A technical glitch midway through the performance that I attended temporarily halted the production for nearly ten minutes, just as the final chase toward Dracula’s castle began accelerating. Ironically, that interruption briefly created more tension and anticipation in the room than much of the staging itself had managed beforehand. When she returned to the stage after being ushered out, Erivo remained poised and vocally unshaken, further proving the immense discipline behind her performance.

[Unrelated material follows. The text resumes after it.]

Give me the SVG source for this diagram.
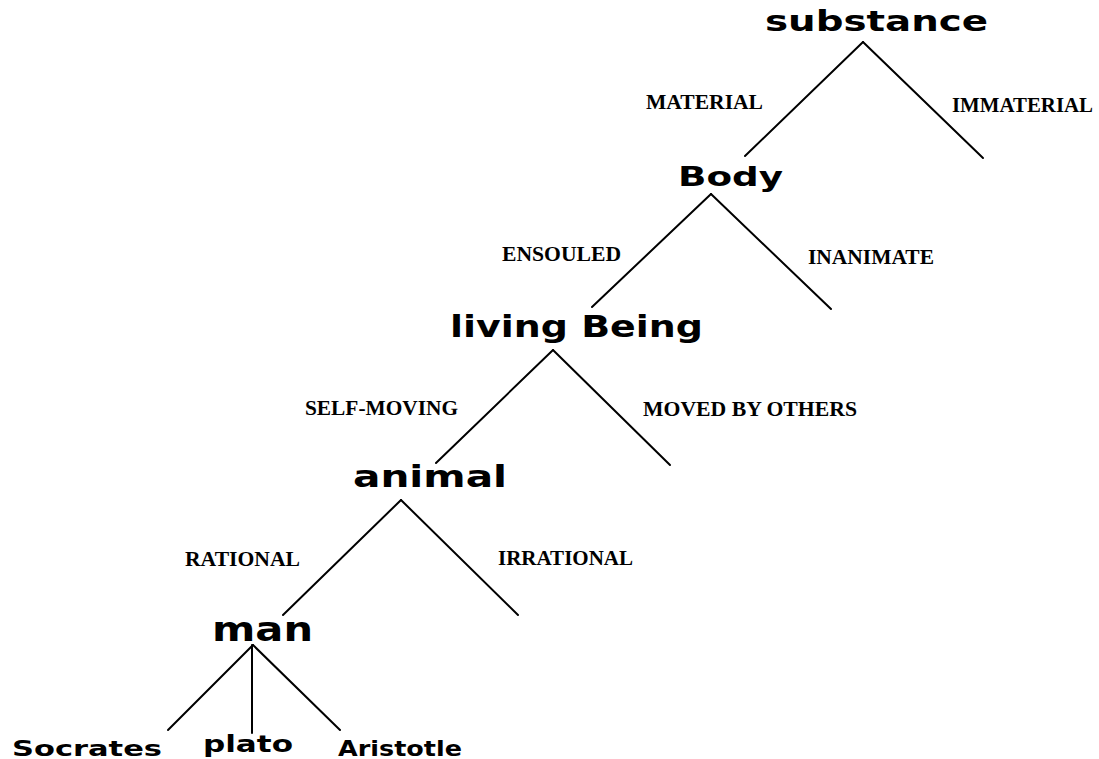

For all its visual ambition and astonishing technical choreography, Williams’s Dracula rarely finds the pulse beneath the machinery. The idea of “madness” that has been threading through our London theatre journey continues here, but instead of psychological terror or dangerous longing, it emerges as artistic overconsumption, a production so determined to reinvent itself through technology and narrative compression that it drains the blood from its own gothic heart. Cynthia Erivo fights valiantly against that current with intelligence, endurance, and undeniable stage presence, searching for emotional truth inside the storm of projections and monologues surrounding her. Occasionally, especially in those fleeting moments when her voice finally rises into song, you get a glimpse of the haunting production that is hiding somewhere underneath all the screens. Unfortunately, it has its back to us.